▸ **WORK INSTRUCTIONS**: Please copy out exactly, and only, the lines between the line with "Recreate this image" and the line with "k1_line_force = [-228, 394]", both included. Pictures are to be omitted.

╭──

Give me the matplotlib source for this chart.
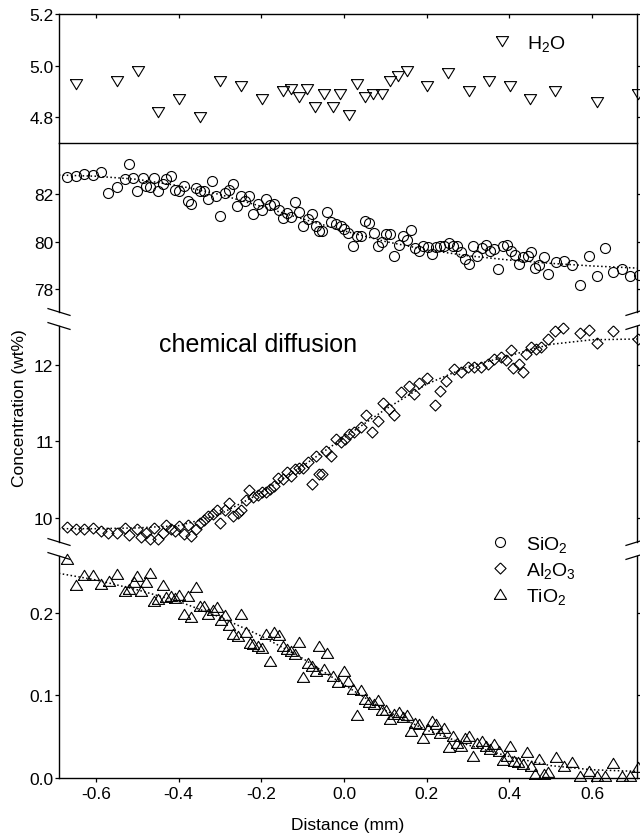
import matplotlib
matplotlib.use('Agg')
import matplotlib.pyplot as plt
from matplotlib.lines import Line2D

plt.rcParams['font.family'] = ['Liberation Sans', 'DejaVu Sans']
plt.rcParams['mathtext.fontset'] = 'custom'
plt.rcParams['mathtext.rm'] = 'Liberation Sans'
plt.rcParams['mathtext.it'] = 'Liberation Sans:italic'
plt.rcParams['axes.unicode_minus'] = False

# ---- data ----
h2o_x = [-0.649, -0.550, -0.499, -0.450, -0.400, -0.349, -0.300, -0.249, -0.199, -0.148,
         -0.128, -0.109, -0.090, -0.070, -0.048, -0.027, -0.010, 0.012, 0.031, 0.051,
         0.070, 0.092, 0.111, 0.131, 0.152, 0.201, 0.252, 0.303, 0.351, 0.402,
         0.450, 0.511, 0.613, 0.712]
h2o_y = [4.93, 4.94, 4.98, 4.82, 4.87, 4.80, 4.94, 4.92, 4.87, 4.90,
         4.91, 4.88, 4.91, 4.84, 4.89, 4.84, 4.89, 4.81, 4.93, 4.88,
         4.89, 4.89, 4.94, 4.96, 4.98, 4.92, 4.97, 4.90, 4.94, 4.92,
         4.87, 4.90, 4.86, 4.89]

sio2_x = [-0.669, -0.649, -0.629, -0.608, -0.588, -0.570, -0.550, -0.530, -0.519, -0.510,
          -0.500, -0.487, -0.478, -0.469, -0.459, -0.450, -0.439, -0.430, -0.419, -0.409,
          -0.399, -0.388, -0.378, -0.369, -0.358, -0.348, -0.338, -0.329, -0.320, -0.310,
          -0.299, -0.288, -0.277, -0.268, -0.259, -0.249, -0.239, -0.229, -0.220, -0.209,
          -0.199, -0.189, -0.178, -0.169, -0.158, -0.148, -0.138, -0.128, -0.119, -0.108,
          -0.099, -0.088, -0.077, -0.068, -0.060, -0.052, -0.040, -0.031, -0.019, -0.007,
          0.001, 0.010, 0.021, 0.031, 0.041, 0.052, 0.061, 0.072, 0.082, 0.092,
          0.102, 0.111, 0.122, 0.132, 0.142, 0.152, 0.162, 0.173, 0.182, 0.192,
          0.203, 0.212, 0.223, 0.232, 0.243, 0.253, 0.263, 0.273, 0.283, 0.293,
          0.303, 0.313, 0.323, 0.333, 0.344, 0.353, 0.364, 0.372, 0.384, 0.394,
          0.404, 0.414, 0.424, 0.434, 0.445, 0.453, 0.462, 0.473, 0.483, 0.493,
          0.512, 0.532, 0.551, 0.571, 0.592, 0.612, 0.632, 0.652, 0.672, 0.692,
          0.713]
sio2_y = [82.70, 82.75, 82.84, 82.80, 82.91, 82.04, 82.28, 82.63, 83.26, 82.66,
          82.11, 82.66, 82.35, 82.28, 82.66, 82.11, 82.42, 82.63, 82.77, 82.18,
          82.14, 82.35, 81.72, 81.58, 82.24, 82.14, 82.14, 81.79, 82.56, 81.93,
          81.09, 82.04, 82.18, 82.42, 81.51, 81.93, 81.72, 81.90, 81.16, 81.58,
          81.34, 81.79, 81.54, 81.58, 81.34, 80.98, 81.20, 81.02, 81.68, 81.25,
          80.64, 80.95, 81.16, 80.67, 80.46, 80.46, 81.25, 80.81, 80.74, 80.64,
          80.53, 80.36, 79.80, 80.22, 80.24, 80.88, 80.78, 80.36, 79.80, 79.99,
          80.32, 80.32, 79.40, 79.85, 80.24, 80.08, 80.50, 79.71, 79.61, 79.80,
          79.75, 79.47, 79.75, 79.80, 79.82, 79.94, 79.80, 79.80, 79.54, 79.26,
          79.05, 79.80, 79.40, 79.71, 79.85, 79.61, 79.68, 78.84, 79.80, 79.85,
          79.61, 79.43, 79.05, 79.33, 79.38, 79.54, 78.87, 79.01, 79.33, 78.63,
          79.15, 79.19, 79.01, 78.18, 79.40, 78.56, 79.71, 78.70, 78.84, 78.56,
          78.59]

al_x = [-0.669, -0.649, -0.629, -0.608, -0.588, -0.570, -0.550, -0.530, -0.520, -0.500,
        -0.490, -0.480, -0.469, -0.459, -0.450, -0.439, -0.430, -0.419, -0.409, -0.399,
        -0.388, -0.378, -0.369, -0.358, -0.348, -0.338, -0.329, -0.318, -0.307, -0.299,
        -0.288, -0.277, -0.268, -0.257, -0.248, -0.237, -0.229, -0.220, -0.209, -0.199,
        -0.189, -0.178, -0.169, -0.159, -0.148, -0.139, -0.128, -0.119, -0.108, -0.099,
        -0.088, -0.078, -0.068, -0.060, -0.052, -0.044, -0.031, -0.019, -0.007, 0.002,
        0.013, 0.025, 0.041, 0.053, 0.069, 0.082, 0.094, 0.110, 0.122, 0.138,
        0.158, 0.170, 0.182, 0.201, 0.220, 0.233, 0.247, 0.267, 0.283, 0.299,
        0.315, 0.332, 0.348, 0.364, 0.380, 0.392, 0.403, 0.408, 0.424, 0.432,
        0.440, 0.453, 0.465, 0.477, 0.493, 0.511, 0.531, 0.571, 0.592, 0.612,
        0.652, 0.711]
al_y = [9.88, 9.85, 9.86, 9.87, 9.83, 9.81, 9.80, 9.87, 9.78, 9.86,
        9.75, 9.81, 9.73, 9.87, 9.73, 9.81, 9.91, 9.86, 9.83, 9.89,
        9.79, 9.91, 9.77, 9.86, 9.94, 9.98, 10.02, 10.05, 10.10, 9.93,
        10.11, 10.20, 10.02, 10.07, 10.10, 10.23, 10.36, 10.27, 10.30, 10.34,
        10.34, 10.38, 10.42, 10.52, 10.51, 10.60, 10.55, 10.64, 10.65, 10.66,
        10.73, 10.44, 10.81, 10.58, 10.58, 10.88, 10.81, 11.03, 10.99, 11.03,
        11.10, 11.12, 11.19, 11.35, 11.13, 11.27, 11.50, 11.42, 11.34, 11.65,
        11.73, 11.62, 11.76, 11.83, 11.48, 11.66, 11.79, 11.95, 11.91, 11.98,
        11.97, 11.98, 12.01, 12.08, 12.11, 12.06, 12.19, 11.96, 12.01, 11.91,
        12.14, 12.23, 12.21, 12.23, 12.34, 12.45, 12.48, 12.42, 12.46, 12.29,
        12.45, 12.34]

ti_x = [-0.669, -0.649, -0.629, -0.608, -0.588, -0.568, -0.550, -0.530, -0.520, -0.509,
        -0.500, -0.490, -0.480, -0.469, -0.459, -0.450, -0.439, -0.430, -0.419, -0.409,
        -0.399, -0.388, -0.378, -0.369, -0.358, -0.348, -0.338, -0.329, -0.318, -0.307,
        -0.298, -0.288, -0.277, -0.268, -0.257, -0.248, -0.237, -0.228, -0.219, -0.209,
        -0.199, -0.189, -0.178, -0.169, -0.158, -0.148, -0.138, -0.128, -0.119, -0.108,
        -0.098, -0.088, -0.077, -0.068, -0.060, -0.048, -0.040, -0.027, -0.015, 0.001,
        0.010, 0.021, 0.031, 0.041, 0.052, 0.061, 0.072, 0.082, 0.092, 0.102,
        0.111, 0.122, 0.132, 0.142, 0.152, 0.162, 0.172, 0.182, 0.192, 0.203,
        0.212, 0.223, 0.232, 0.243, 0.253, 0.263, 0.273, 0.283, 0.293, 0.303,
        0.313, 0.323, 0.333, 0.344, 0.353, 0.364, 0.374, 0.384, 0.394, 0.402,
        0.412, 0.422, 0.432, 0.442, 0.453, 0.462, 0.473, 0.483, 0.493, 0.512,
        0.532, 0.551, 0.571, 0.592, 0.612, 0.632, 0.652, 0.672, 0.692, 0.711]
ti_y = [0.265, 0.234, 0.246, 0.246, 0.235, 0.239, 0.247, 0.226, 0.229, 0.237,
        0.245, 0.227, 0.237, 0.248, 0.215, 0.217, 0.234, 0.219, 0.221, 0.218,
        0.222, 0.199, 0.221, 0.195, 0.232, 0.209, 0.209, 0.199, 0.204, 0.207,
        0.191, 0.197, 0.185, 0.175, 0.172, 0.199, 0.177, 0.164, 0.162, 0.160,
        0.158, 0.175, 0.142, 0.177, 0.173, 0.160, 0.156, 0.154, 0.150, 0.165,
        0.122, 0.139, 0.136, 0.130, 0.160, 0.132, 0.152, 0.124, 0.116, 0.130,
        0.118, 0.108, 0.076, 0.107, 0.096, 0.092, 0.090, 0.094, 0.082, 0.082,
        0.072, 0.078, 0.080, 0.074, 0.076, 0.057, 0.067, 0.065, 0.049, 0.059,
        0.069, 0.065, 0.055, 0.061, 0.037, 0.051, 0.043, 0.039, 0.049, 0.051,
        0.027, 0.042, 0.045, 0.039, 0.035, 0.041, 0.033, 0.022, 0.027, 0.039,
        0.021, 0.019, 0.017, 0.031, 0.015, 0.005, 0.023, 0.005, 0.007, 0.025,
        0.015, 0.019, 0.003, 0.009, 0.003, 0.003, 0.018, 0.003, 0.003, 0.013]

# dotted model curves
sio2_fit_x = [-0.69, -0.6, -0.5, -0.4, -0.3, -0.2, -0.1, 0.0, 0.1, 0.2, 0.3, 0.4, 0.5, 0.6, 0.71]
sio2_fit_y = [82.80, 82.75, 82.62, 82.35, 81.98, 81.48, 80.95, 80.45, 80.00, 79.65, 79.40, 79.22, 79.08, 78.97, 78.88]
al_fit_x = [-0.69, -0.6, -0.5, -0.4, -0.35, -0.3, -0.2, -0.1, 0.0, 0.1, 0.2, 0.3, 0.4, 0.45, 0.5, 0.6, 0.71]
al_fit_y = [9.86, 9.86, 9.87, 9.90, 9.97, 10.05, 10.33, 10.68, 11.05, 11.42, 11.75, 11.98, 12.12, 12.20, 12.27, 12.33, 12.34]
ti_fit_x = [-0.69, -0.6, -0.5, -0.4, -0.3, -0.2, -0.1, 0.0, 0.1, 0.2, 0.3, 0.4, 0.5, 0.6, 0.71]
ti_fit_y = [0.248, 0.240, 0.228, 0.214, 0.195, 0.172, 0.145, 0.113, 0.082, 0.058, 0.040, 0.026, 0.015, 0.010, 0.008]

xticks = [-0.6, -0.4, -0.2, 0.0, 0.2, 0.4, 0.6]

# ---- marker shapes ----
tri_up = [(-1, -0.8), (1, -0.8), (0, 0.85), (-1, -0.8)]
tri_down = [(-1, 0.8), (1, 0.8), (0, -0.85), (-1, 0.8)]
diamond = [(0, 1), (1, 0), (0, -1), (-1, 0), (0, 1)]

W, H = 640, 837
fig = plt.figure(figsize=(6.4, 8.37), dpi=100)

def box(top, bottom):
    return [59 / W, 1 - bottom / H, (637 - 59) / W, (bottom - top) / H]

ax_h = fig.add_axes(box(15, 144))
ax_si = fig.add_axes(box(144, 313))
ax_al = fig.add_axes(box(327, 543))
ax_ti = fig.add_axes(box(557, 779))
axes = [ax_h, ax_si, ax_al, ax_ti]

mk = dict(linestyle='none', mfc='none', mec='black', mew=0.8, clip_on=False)
fit = dict(color='black', linestyle=(0, (1, 1.6)), lw=1.1)

ax_h.plot(h2o_x, h2o_y, marker=tri_down, ms=8.8, label='H$_2$O', **mk)
ax_si.plot(sio2_fit_x, sio2_fit_y, **fit)
ax_si.plot(sio2_x, sio2_y, marker='o', ms=7.2, **mk)
ax_al.plot(al_fit_x, al_fit_y, **fit)
ax_al.plot(al_x, al_y, marker=diamond, ms=8.0, **mk)
ax_ti.plot(ti_fit_x, ti_fit_y, **fit)
ax_ti.plot(ti_x, ti_y, marker=tri_up, ms=8.8, **mk)

ax_h.set_ylim(4.70, 5.20)
ax_si.set_ylim(77.03, 84.15)
ax_al.set_ylim(9.686, 12.51)
ax_ti.set_ylim(0.0, 0.269)
ax_h.set_yticks([4.8, 5.0, 5.2])
ax_h.set_yticklabels(['4.8', '5.0', '5.2'])
ax_si.set_yticks([78, 80, 82])
ax_al.set_yticks([10, 11, 12])
ax_ti.set_yticks([0.0, 0.1, 0.2])
ax_ti.set_yticklabels(['0.0', '0.1', '0.2'])

for ax in axes:
    ax.patch.set_visible(False)
    ax.set_xlim(-0.6895, 0.709)
    ax.set_xticks(xticks)
    for s in ax.spines.values():
        s.set_linewidth(1.0)
    ax.spines['top'].set_visible(False)
    ax.spines['bottom'].set_visible(False)
    ax.tick_params(axis='y', which='both', direction='out', length=3, width=0.9,
                   pad=1, labelsize=12.5, right=True)
    ax.tick_params(axis='x', bottom=False, top=False, labelbottom=False)

ax_h.spines['top'].set_visible(True)
ax_h.spines['bottom'].set_visible(True)
ax_h.spines['bottom'].set_zorder(5)
ax_h.tick_params(axis='x', top=True, direction='in', length=3, width=0.9)
ax_ti.spines['bottom'].set_visible(True)
ax_ti.tick_params(axis='x', bottom=True, labelbottom=True, direction='out',
                  length=3, width=0.9, pad=3, labelsize=12.5)
ax_ti.set_xticklabels(['%.1f' % t for t in xticks])

# axis break marks
def brk(y_px, side):
    cx = 59 if side == 'left' else 637
    if side == 'left':
        xs, ys = [cx - 11, cx + 11], [y_px - 3.4, y_px + 3.4]
    else:
        xs, ys = [cx - 11, cx + 11], [y_px + 3.4, y_px - 3.4]
    fig.add_artist(Line2D([x / W for x in xs], [1 - y / H for y in ys],
                          transform=fig.transFigure, color='black', lw=0.9))

for y in [313, 327, 543, 557]:
    brk(y, 'left')
    brk(y, 'right')

ax_al.text(-0.448, 12.27, 'chemical diffusion', fontsize=18, va='center', ha='left')

ax_h.legend(loc='upper left', bbox_to_anchor=(492 / W, 1 - 34 / H),
            bbox_transform=fig.transFigure, frameon=False, fontsize=14,
            handlelength=1.0, handletextpad=0.8, borderpad=0, borderaxespad=0,
            numpoints=1)

handles = [Line2D([], [], marker='o', ms=7.2, **mk),
           Line2D([], [], marker=diamond, ms=8.0, **mk),
           Line2D([], [], marker=tri_up, ms=8.8, **mk)]
ax_ti.legend(handles, ['SiO$_2$', 'Al$_2$O$_3$', 'TiO$_2$'], loc='upper left',
             bbox_to_anchor=(490 / W, 1 - 535 / H), bbox_transform=fig.transFigure,
             frameon=False, fontsize=14, handlelength=1.0, handletextpad=0.85,
             borderpad=0, borderaxespad=0, labelspacing=0.3, numpoints=1)

fig.text(20 / W, 1 - 408 / H, 'Concentration (wt%)', rotation=90, fontsize=12.5,
         ha='center', va='center')
fig.text(348 / W, 1 - 826 / H, 'Distance (mm)', fontsize=12.5, ha='center', va='center')

fig.savefig('out.png', dpi=100)
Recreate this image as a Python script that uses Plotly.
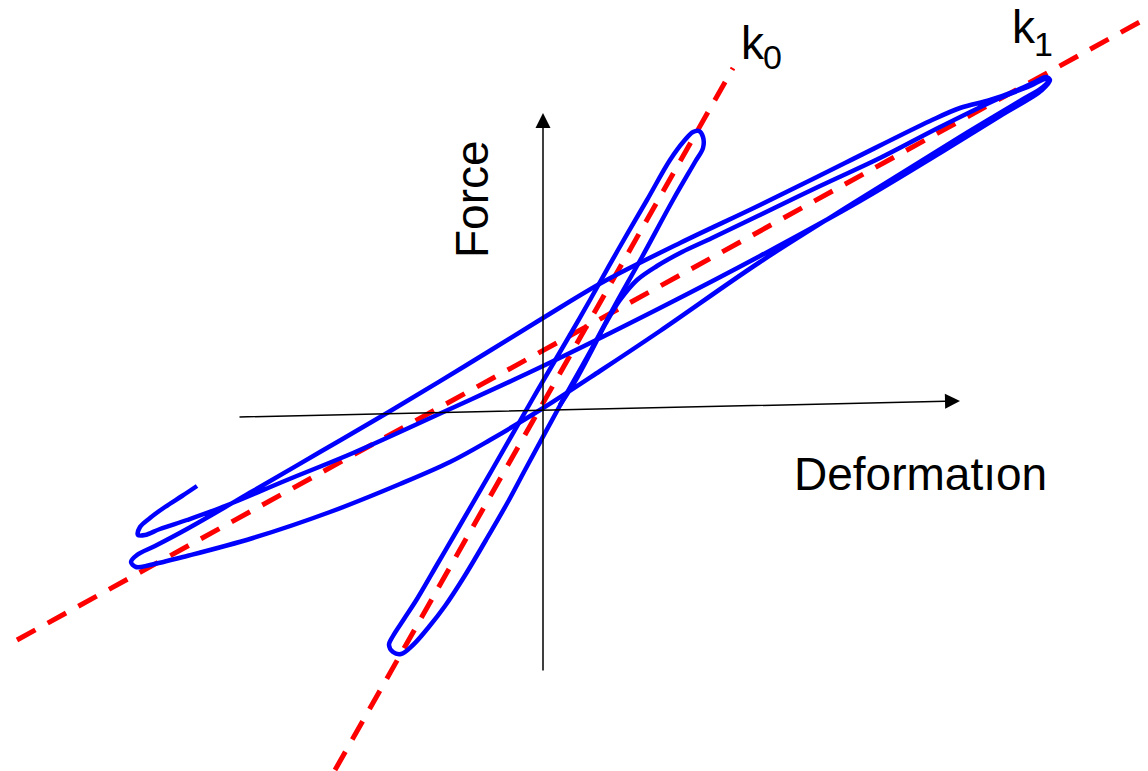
import plotly.graph_objects as go

# ---- data (deformation, force) in arbitrary units, origin at axes crossing ----
# small-amplitude cycle along k0
k0_cycle_deformation = [-142, -150, -154, -150, -139, -126, -105, -84, -51, -11, 24, 47, 75, 104, 127, 141, 150, 156,
                        160, 160, 152, 130, 99, 71, 48, 20, -18, -34, -57, -79, -98, -115, -130, -142]
k0_cycle_force = [-242, -240, -233, -224, -207, -187, -151, -115, -58, 12, 72, 112, 162, 212, 252, 271, 280, 281,
                  275, 264, 250, 212, 155, 105, 62, 12, -58, -88, -128, -165, -194, -216, -233, -242]

# large-amplitude path along k1 (in time order)
loading_1_deformation = [17, 34, 49, 63, 77, 94, 114, 139, 169, 217, 277, 337, 397, 457, 487, 502, 506]
loading_1_force = [7, 34, 62, 89, 112, 132, 146, 160, 174, 197, 226, 254, 285, 314, 326, 333, 332]

unloading_1_deformation = [500, 477, 417, 317, 217, 117, 57, -3, -53, -93, -143, -213, -290, -356, -393, -407, -412]
unloading_1_force = [325, 311, 275, 213, 150, 81, 41, 2, -28, -50, -72, -100, -126, -144, -153, -155, -150]

loading_2_deformation = [-406, -388, -356, -290, -223, -156, -78, 0, 60, 137, 217,
                         302, 387, 417, 447, 472, 492, 503, 507]
loading_2_force = [-143, -134, -117, -79, -40, -1, 46, 94, 130, 169, 207,
                   249, 291, 304, 312, 321, 330, 335, 332]

unloading_2_deformation = [499, 457, 397, 317, 217, 117, 0, -93, -190, -256, -323, -356, -383,
                           -398, -405, -403, -393, -378, -361, -346]
unloading_2_force = [322, 296, 259, 211, 156, 104, 46, 3, -41, -68, -96, -108, -117,
                     -123, -123, -115, -106, -95, -84, -74]

# stiffness reference lines
k0_line_deformation = [-208, 190]
k0_line_force = [-358, 344]
k1_line_deformation = [-526, 604]
k1_line_force = [-228, 394]

# coordinate axes (start, end)
h_axis_deformation = [-305, 417]
h_axis_force = [-5, 11]
v_axis_deformation = [0, 0]
v_axis_force = [-260, 299]

BLUE = "#0000ff"
RED = "#ff0000"
FONT = "Liberation Sans, Arial, sans-serif"

fig = go.Figure()

# red dashed stiffness lines
for xs, ys in [(k1_line_deformation, k1_line_force), (k0_line_deformation, k0_line_force)]:
    fig.add_trace(go.Scatter(x=xs, y=ys, mode="lines",
                             line=dict(color=RED, width=5, dash="21px,14px"),
                             hoverinfo="skip"))

# blue hysteresis curves
fig.add_trace(go.Scatter(x=k0_cycle_deformation, y=k0_cycle_force, mode="lines",
                         line=dict(color=BLUE, width=4.5, shape="spline", smoothing=1.0),
                         hoverinfo="skip"))

path_x = loading_1_deformation + unloading_1_deformation + loading_2_deformation + unloading_2_deformation
path_y = loading_1_force + unloading_1_force + loading_2_force + unloading_2_force
fig.add_trace(go.Scatter(x=path_x, y=path_y, mode="lines",
                         line=dict(color=BLUE, width=4.5, shape="spline", smoothing=1.0),
                         hoverinfo="skip"))

# axes arrows
for xs, ys in [(h_axis_deformation, h_axis_force), (v_axis_deformation, v_axis_force)]:
    fig.add_annotation(x=xs[1], y=ys[1], ax=xs[0], ay=ys[0], xref="x", yref="y",
                       axref="x", ayref="y", text="", showarrow=True,
                       arrowhead=2, arrowsize=2, arrowwidth=1.5, arrowcolor="black", standoff=0)

# labels
txt = dict(family=FONT, size=46, color="black")
sub = dict(family=FONT, size=34, color="black")
fig.add_annotation(x=-71, y=213, text="Force", textangle=-90, showarrow=False, font=txt)
fig.add_annotation(x=377, y=-62, text="Deformatıon", showarrow=False, font=txt)
fig.add_annotation(x=196, y=369, xanchor="left", text="k", showarrow=False, font=txt)
fig.add_annotation(x=229, y=355, text="0", showarrow=False, font=sub)
fig.add_annotation(x=467, y=385, xanchor="left", text="k", showarrow=False, font=txt)
fig.add_annotation(x=500, y=368, text="1", showarrow=False, font=sub)

fig.update_layout(
    width=1148, height=771,
    margin=dict(l=0, r=0, t=0, b=0),
    paper_bgcolor="white", plot_bgcolor="white",
    showlegend=False,
    xaxis=dict(visible=False, range=[-543, 605], fixedrange=True),
    yaxis=dict(visible=False, range=[-359, 412], fixedrange=True),
)

fig.write_html("out.html")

╰──

▸ **PROBLEM SOLUTION**:
Recreate this image as a Python script that uses Plotly.
import plotly.graph_objects as go

# ---- data (deformation, force) in arbitrary units, origin at axes crossing ----
# small-amplitude cycle along k0
k0_cycle_deformation = [-142, -150, -154, -150, -139, -126, -105, -84, -51, -11, 24, 47, 75, 104, 127, 141, 150, 156,
                        160, 160, 152, 130, 99, 71, 48, 20, -18, -34, -57, -79, -98, -115, -130, -142]
k0_cycle_force = [-242, -240, -233, -224, -207, -187, -151, -115, -58, 12, 72, 112, 162, 212, 252, 271, 280, 281,
                  275, 264, 250, 212, 155, 105, 62, 12, -58, -88, -128, -165, -194, -216, -233, -242]

# large-amplitude path along k1 (in time order)
loading_1_deformation = [17, 34, 49, 63, 77, 94, 114, 139, 169, 217, 277, 337, 397, 457, 487, 502, 506]
loading_1_force = [7, 34, 62, 89, 112, 132, 146, 160, 174, 197, 226, 254, 285, 314, 326, 333, 332]

unloading_1_deformation = [500, 477, 417, 317, 217, 117, 57, -3, -53, -93, -143, -213, -290, -356, -393, -407, -412]
unloading_1_force = [325, 311, 275, 213, 150, 81, 41, 2, -28, -50, -72, -100, -126, -144, -153, -155, -150]

loading_2_deformation = [-406, -388, -356, -290, -223, -156, -78, 0, 60, 137, 217,
                         302, 387, 417, 447, 472, 492, 503, 507]
loading_2_force = [-143, -134, -117, -79, -40, -1, 46, 94, 130, 169, 207,
                   249, 291, 304, 312, 321, 330, 335, 332]

unloading_2_deformation = [499, 457, 397, 317, 217, 117, 0, -93, -190, -256, -323, -356, -383,
                           -398, -405, -403, -393, -378, -361, -346]
unloading_2_force = [322, 296, 259, 211, 156, 104, 46, 3, -41, -68, -96, -108, -117,
                     -123, -123, -115, -106, -95, -84, -74]

# stiffness reference lines
k0_line_deformation = [-208, 190]
k0_line_force = [-358, 344]
k1_line_deformation = [-526, 604]
k1_line_force = [-228, 394]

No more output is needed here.